The team hopes to win their second straight OAC title and make it past the first round of the NCAA Tournament, where they fell last year to Millikin (Ill.). Witte termed the 3-2 loss “disappointing” and both she and Broering called it “a learning experience.” It was the program’s first national tournament appearance in four years, and no one on the team had ever played on such a stage.

“It showed we hadn’t been there in a couple years,” Witte said. “I was disappointed that, as badly as I felt we played, we still had a chance to win it at the end. But I think we can use last year as a learning experience to get back this year and finish things in the end.”

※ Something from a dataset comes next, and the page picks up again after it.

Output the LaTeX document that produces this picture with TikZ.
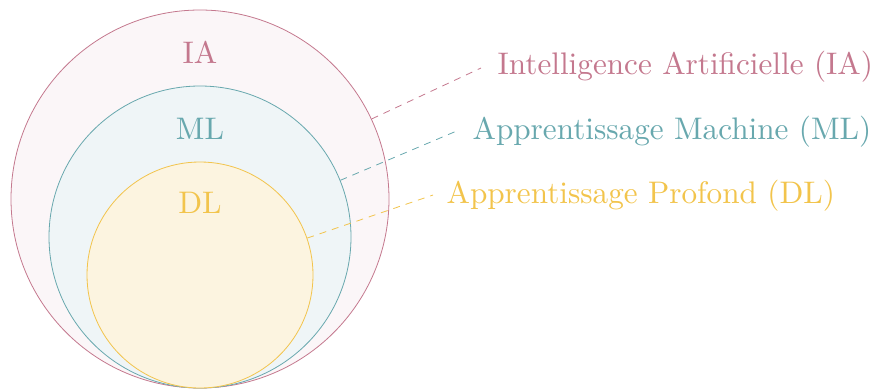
\documentclass[tikz,border=0pt]{standalone}
\definecolor{iacol}{RGB}{196,120,142}
\definecolor{mlcol}{RGB}{104,168,174}
\definecolor{dlcol}{RGB}{242,196,76}
\definecolor{iafill}{RGB}{251,246,248}
\definecolor{mlfill}{RGB}{239,245,247}
\definecolor{dlfill}{RGB}{252,244,224}
\tikzset{
  setc/.style={circle, draw=#1col, fill=#1fill, line width=0.8pt, inner sep=0pt},
  lead/.style={draw=#1col, line width=0.8pt, dash pattern=on 7pt off 6pt},
  lbl/.style={text=#1col, inner sep=0pt, font=\fontsize{10}{12}\selectfont, scale=3.12},
}
\begin{document}
\begin{tikzpicture}[x=1pt,y=1pt]
\useasboundingbox (0,0) rectangle (872,-388);
\node[setc=ia, minimum size=378pt] (ia) at (200,-199) {};
\node[setc=ml, minimum size=302pt] (ml) at (200,-237) {};
\node[setc=dl, minimum size=226pt] (dl) at (200,-275) {};
\node[lbl=ia, anchor=base] (iat) at (200,-63) {IA};
\node[lbl=ml, anchor=base] (mlt) at (200,-139) {ML};
\node[lbl=dl, anchor=base] (dlt) at (200,-213) {DL};
\coordinate (iae) at (481,-68);
\coordinate (mle) at (459,-130);
\coordinate (dle) at (433,-195);
\draw[lead=ia] (ia.25) -- (iae);
\draw[lead=ml] (ml.22) -- (mle);
\draw[lead=dl] (dl.19) -- (dle);
\node[lbl=ia, anchor=base west] (ial) at (497,-74) {Intelligence Artificielle (IA)};
\node[lbl=ml, anchor=base west] (mll) at (472,-139) {Apprentissage Machine (ML)};
\node[lbl=dl, anchor=base west] (dll) at (446,-203) {Apprentissage Profond (DL)};
\end{tikzpicture}
\end{document}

For a program that had won 10 straight OAC championships from 2000-2009, but had failed to do so again until 2016, last season was the materialization of the program’s resurgence. Although ONU was able to qualify for the NCAA tournament twice during that drought, seven years without a conference title was rough on the ultra-competitive Witte.

“It was a long challenge and struggle to get back up. We won 10 in a row and then we struggled,” Witte said. “It certainly teaches you lessons in appreciation and gives you an understanding of how hard you have to work to stay there.”

Despite last year’s success, however, the team’s first-round NCAA tournament exit left a bitter taste in the mouths of the returners. Broering still vividly remembers sitting in the locker room after losing; the feeling of disappointment, sadness, and wanting to do it over again, but differently.

This year, with 12 returning players, the team will have that opportunity.

“There aren’t second chances in volleyball. So this year we definitely talked about that, we remember that,” Broering said. “That’s always going to be inside of us. We aren’t going to let that happen again.”